*GOAL OF THE EXERCISE*: Restate the material word for word and leave out anything that is a picture.

%%

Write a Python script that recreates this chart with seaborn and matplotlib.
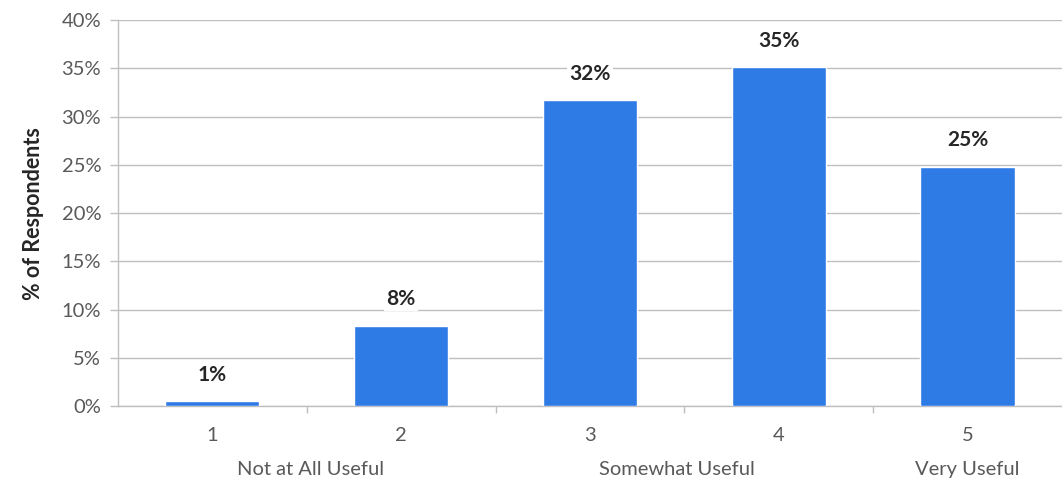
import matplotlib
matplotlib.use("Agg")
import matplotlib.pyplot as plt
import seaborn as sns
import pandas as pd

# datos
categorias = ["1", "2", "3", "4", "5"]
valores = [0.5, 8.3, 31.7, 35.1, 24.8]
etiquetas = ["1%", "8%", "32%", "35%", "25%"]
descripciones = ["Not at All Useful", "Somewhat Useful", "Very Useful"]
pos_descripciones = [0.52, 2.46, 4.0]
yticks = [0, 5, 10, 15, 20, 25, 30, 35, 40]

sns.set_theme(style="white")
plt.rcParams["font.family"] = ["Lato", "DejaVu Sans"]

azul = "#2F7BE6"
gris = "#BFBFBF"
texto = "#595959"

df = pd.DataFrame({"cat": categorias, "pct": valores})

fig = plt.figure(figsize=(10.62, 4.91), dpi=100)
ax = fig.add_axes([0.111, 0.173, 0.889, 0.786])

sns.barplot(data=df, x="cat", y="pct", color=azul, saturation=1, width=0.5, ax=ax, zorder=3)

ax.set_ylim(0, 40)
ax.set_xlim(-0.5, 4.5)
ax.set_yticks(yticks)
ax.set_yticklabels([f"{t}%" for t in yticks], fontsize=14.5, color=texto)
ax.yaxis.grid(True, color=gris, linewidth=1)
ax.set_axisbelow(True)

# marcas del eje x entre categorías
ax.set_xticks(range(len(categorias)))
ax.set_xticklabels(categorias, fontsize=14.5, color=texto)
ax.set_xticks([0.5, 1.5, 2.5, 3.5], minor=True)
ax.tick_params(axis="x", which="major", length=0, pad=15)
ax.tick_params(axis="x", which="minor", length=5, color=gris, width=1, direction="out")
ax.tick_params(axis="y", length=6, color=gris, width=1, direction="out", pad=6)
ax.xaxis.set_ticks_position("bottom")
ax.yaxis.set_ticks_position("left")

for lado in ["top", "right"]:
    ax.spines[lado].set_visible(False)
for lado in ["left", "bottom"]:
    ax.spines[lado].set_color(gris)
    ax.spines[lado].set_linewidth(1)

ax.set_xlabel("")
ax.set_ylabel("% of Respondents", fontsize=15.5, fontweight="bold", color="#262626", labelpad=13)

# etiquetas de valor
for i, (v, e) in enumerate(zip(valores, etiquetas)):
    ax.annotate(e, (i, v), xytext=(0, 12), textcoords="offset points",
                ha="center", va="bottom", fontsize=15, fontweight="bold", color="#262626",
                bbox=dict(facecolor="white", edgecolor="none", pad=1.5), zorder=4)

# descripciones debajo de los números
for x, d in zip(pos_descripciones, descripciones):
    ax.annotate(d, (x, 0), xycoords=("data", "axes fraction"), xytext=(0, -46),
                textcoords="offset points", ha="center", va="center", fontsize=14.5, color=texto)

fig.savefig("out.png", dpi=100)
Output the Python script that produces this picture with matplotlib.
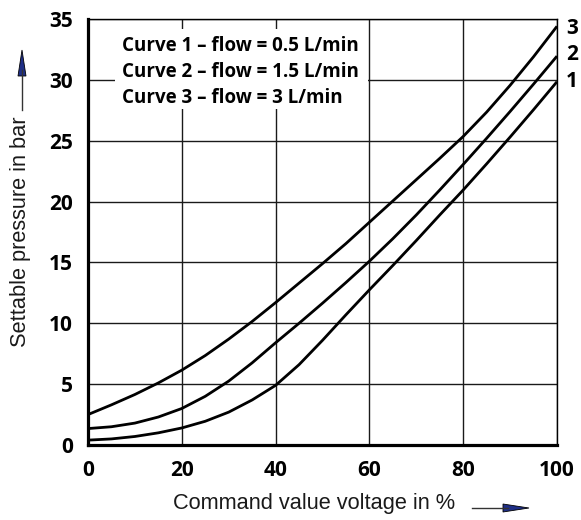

%%

*IN RESPONSE*:
Write a Python script that recreates this chart with seaborn and matplotlib.
import matplotlib
matplotlib.use("Agg")
import matplotlib.pyplot as plt
import seaborn as sns
import pandas as pd

# datos
categorias = ["1", "2", "3", "4", "5"]
valores = [0.5, 8.3, 31.7, 35.1, 24.8]
etiquetas = ["1%", "8%", "32%", "35%", "25%"]
descripciones = ["Not at All Useful", "Somewhat Useful", "Very Useful"]
pos_descripciones = [0.52, 2.46, 4.0]
yticks = [0, 5, 10, 15, 20, 25, 30, 35, 40]

sns.set_theme(style="white")
plt.rcParams["font.family"] = ["Lato", "DejaVu Sans"]

azul = "#2F7BE6"
gris = "#BFBFBF"
texto = "#595959"

df = pd.DataFrame({"cat": categorias, "pct": valores})

fig = plt.figure(figsize=(10.62, 4.91), dpi=100)
ax = fig.add_axes([0.111, 0.173, 0.889, 0.786])

sns.barplot(data=df, x="cat", y="pct", color=azul, saturation=1, width=0.5, ax=ax, zorder=3)

ax.set_ylim(0, 40)
ax.set_xlim(-0.5, 4.5)
ax.set_yticks(yticks)
ax.set_yticklabels([f"{t}%" for t in yticks], fontsize=14.5, color=texto)
ax.yaxis.grid(True, color=gris, linewidth=1)
ax.set_axisbelow(True)

# marcas del eje x entre categorías
ax.set_xticks(range(len(categorias)))
ax.set_xticklabels(categorias, fontsize=14.5, color=texto)
ax.set_xticks([0.5, 1.5, 2.5, 3.5], minor=True)
ax.tick_params(axis="x", which="major", length=0, pad=15)
ax.tick_params(axis="x", which="minor", length=5, color=gris, width=1, direction="out")
ax.tick_params(axis="y", length=6, color=gris, width=1, direction="out", pad=6)
ax.xaxis.set_ticks_position("bottom")
ax.yaxis.set_ticks_position("left")

for lado in ["top", "right"]:
    ax.spines[lado].set_visible(False)
for lado in ["left", "bottom"]:
    ax.spines[lado].set_color(gris)
    ax.spines[lado].set_linewidth(1)

ax.set_xlabel("")
ax.set_ylabel("% of Respondents", fontsize=15.5, fontweight="bold", color="#262626", labelpad=13)

# etiquetas de valor
for i, (v, e) in enumerate(zip(valores, etiquetas)):
    ax.annotate(e, (i, v), xytext=(0, 12), textcoords="offset points",
                ha="center", va="bottom", fontsize=15, fontweight="bold", color="#262626",
                bbox=dict(facecolor="white", edgecolor="none", pad=1.5), zorder=4)

# descripciones debajo de los números
for x, d in zip(pos_descripciones, descripciones):
    ax.annotate(d, (x, 0), xycoords=("data", "axes fraction"), xytext=(0, -46),
                textcoords="offset points", ha="center", va="center", fontsize=14.5, color=texto)

fig.savefig("out.png", dpi=100)
Output the Python script that produces this picture with matplotlib.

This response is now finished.